● What is required
Write out the material exactly, with the pictures left out.
□ □ □ □ □ □ □
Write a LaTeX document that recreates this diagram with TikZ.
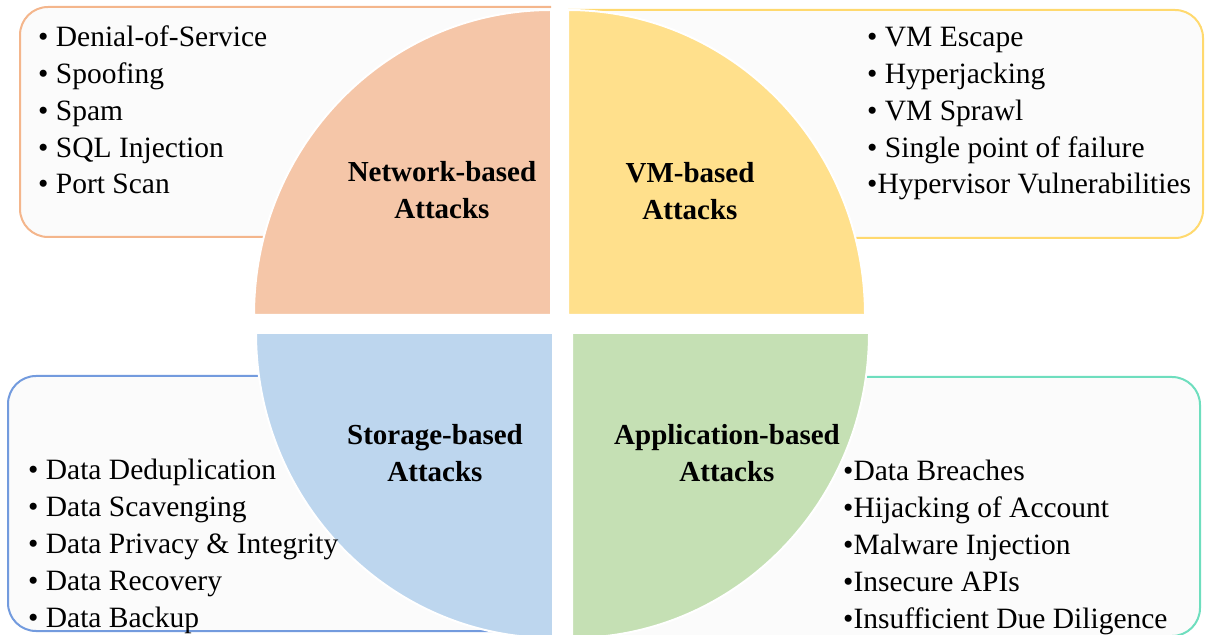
\documentclass[tikz,border=0pt]{standalone}
\usepackage{fontspec}
\setmainfont{Liberation Serif}
\definecolor{netfill}{RGB}{245,198,168}
\definecolor{vmfill}{RGB}{255,224,140}
\definecolor{stofill}{RGB}{189,214,238}
\definecolor{appfill}{RGB}{197,224,180}
\definecolor{netline}{RGB}{244,182,140}
\definecolor{vmline}{RGB}{255,217,110}
\definecolor{stoline}{RGB}{115,155,222}
\definecolor{appline}{RGB}{110,222,190}
\definecolor{boxfill}{RGB}{251,251,251}
\tikzset{
  listbox/.style={rounded corners=28pt, fill=boxfill, line width=2pt},
  quad/.style={draw=white, line width=2pt},
  items/.style={anchor=base west, align=left, inner sep=0pt,
    font=\fontsize{29.5}{36.8}\selectfont},
  title/.style={anchor=base, align=center, inner sep=0pt,
    font=\fontsize{29}{37.5}\selectfont\bfseries},
}

\begin{document}
\begin{tikzpicture}[x=1pt,y=1pt]
        \useasboundingbox (0,0) rectangle (1206,634);
        % boxes behind the circle, cut at the gap
        \begin{scope}
          \clip (0,330) rectangle (551,634);
          \draw[listbox,draw=netline] (20,397) rectangle (700,627);
        \end{scope}
        \begin{scope}
          \clip (568,330) rectangle (1206,634);
          \draw[listbox,draw=vmline] (400,396) rectangle (1203,624);
        \end{scope}
        \begin{scope}
          \clip (0,0) rectangle (553,300);
          \draw[listbox,draw=stoline] (8,3) rectangle (700,258);
        \end{scope}
        \begin{scope}
          \clip (572,0) rectangle (1206,300);
          \draw[listbox,draw=appline] (400,-2) rectangle (1200,257);
        \end{scope}

        % four quarters
        \filldraw[quad,fill=netfill] (551,319) -- (254,319)
          arc[start angle=180, end angle=90, x radius=297, y radius=305] -- cycle;
        \filldraw[quad,fill=vmfill] (568,319) -- (865,319)
          arc[start angle=0, end angle=90, x radius=297, y radius=305] -- cycle;
        \filldraw[quad,fill=stofill] (553,301) -- (256,301)
          arc[start angle=180, end angle=270, x radius=297, y radius=305] -- cycle;
        \filldraw[quad,fill=appfill] (572,301) -- (869,301)
          arc[start angle=0, end angle=-90, x radius=297, y radius=305] -- cycle;

        % titles
        \node[title] (net) at (442,415) {Network-based\\Attacks};
        \node[title] (vm) at (690,414) {VM-based\\Attacks};
        \node[title] (sto) at (435,152) {Storage-based\\Attacks};
        \node[title] (app) at (727,152) {Application-based\\Attacks};

        % lists
        \node[items] (netlist) at (38,440) {• Denial-of-Service\\• Spoofing\\• Spam\\• SQL Injection\\• Port Scan};
        \node[items] (vmlist) at (867,440) {• VM Escape\\• Hyperjacking\\• VM Sprawl\\• Single point of failure\\•Hypervisor Vulnerabilities};
        \node[items] (stolist) at (28,7) {• Data Deduplication\\• Data Scavenging\\• Data Privacy \& Integrity\\• Data Recovery\\• Data Backup};
        \node[items] (applist) at (843,6) {•Data Breaches\\•Hijacking of Account\\•Malware Injection\\•Insecure APIs\\•Insufficient Due Diligence};
\end{tikzpicture}
\end{document}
□ □ □ □ □ □ □
● Exercise answer
Write a LaTeX document that recreates this diagram with TikZ.
\documentclass[tikz,border=0pt]{standalone}
\usepackage{fontspec}
\setmainfont{Liberation Serif}
\definecolor{netfill}{RGB}{245,198,168}
\definecolor{vmfill}{RGB}{255,224,140}
\definecolor{stofill}{RGB}{189,214,238}
\definecolor{appfill}{RGB}{197,224,180}
\definecolor{netline}{RGB}{244,182,140}
\definecolor{vmline}{RGB}{255,217,110}
\definecolor{stoline}{RGB}{115,155,222}
\definecolor{appline}{RGB}{110,222,190}
\definecolor{boxfill}{RGB}{251,251,251}
\tikzset{
  listbox/.style={rounded corners=28pt, fill=boxfill, line width=2pt},
  quad/.style={draw=white, line width=2pt},
  items/.style={anchor=base west, align=left, inner sep=0pt,
    font=\fontsize{29.5}{36.8}\selectfont},
  title/.style={anchor=base, align=center, inner sep=0pt,
    font=\fontsize{29}{37.5}\selectfont\bfseries},
}

\begin{document}
\begin{tikzpicture}[x=1pt,y=1pt]
        \useasboundingbox (0,0) rectangle (1206,634);
        % boxes behind the circle, cut at the gap
        \begin{scope}
          \clip (0,330) rectangle (551,634);
          \draw[listbox,draw=netline] (20,397) rectangle (700,627);
        \end{scope}
        \begin{scope}
          \clip (568,330) rectangle (1206,634);
          \draw[listbox,draw=vmline] (400,396) rectangle (1203,624);
        \end{scope}
        \begin{scope}
          \clip (0,0) rectangle (553,300);
          \draw[listbox,draw=stoline] (8,3) rectangle (700,258);
        \end{scope}
        \begin{scope}
          \clip (572,0) rectangle (1206,300);
          \draw[listbox,draw=appline] (400,-2) rectangle (1200,257);
        \end{scope}

        % four quarters
        \filldraw[quad,fill=netfill] (551,319) -- (254,319)
          arc[start angle=180, end angle=90, x radius=297, y radius=305] -- cycle;
        \filldraw[quad,fill=vmfill] (568,319) -- (865,319)
          arc[start angle=0, end angle=90, x radius=297, y radius=305] -- cycle;
        \filldraw[quad,fill=stofill] (553,301) -- (256,301)
          arc[start angle=180, end angle=270, x radius=297, y radius=305] -- cycle;
        \filldraw[quad,fill=appfill] (572,301) -- (869,301)
          arc[start angle=0, end angle=-90, x radius=297, y radius=305] -- cycle;

        % titles
        \node[title] (net) at (442,415) {Network-based\\Attacks};
        \node[title] (vm) at (690,414) {VM-based\\Attacks};
        \node[title] (sto) at (435,152) {Storage-based\\Attacks};
        \node[title] (app) at (727,152) {Application-based\\Attacks};

        % lists
        \node[items] (netlist) at (38,440) {• Denial-of-Service\\• Spoofing\\• Spam\\• SQL Injection\\• Port Scan};
        \node[items] (vmlist) at (867,440) {• VM Escape\\• Hyperjacking\\• VM Sprawl\\• Single point of failure\\•Hypervisor Vulnerabilities};
        \node[items] (stolist) at (28,7) {• Data Deduplication\\• Data Scavenging\\• Data Privacy \& Integrity\\• Data Recovery\\• Data Backup};
        \node[items] (applist) at (843,6) {•Data Breaches\\•Hijacking of Account\\•Malware Injection\\•Insecure APIs\\•Insufficient Due Diligence};
\end{tikzpicture}
\end{document}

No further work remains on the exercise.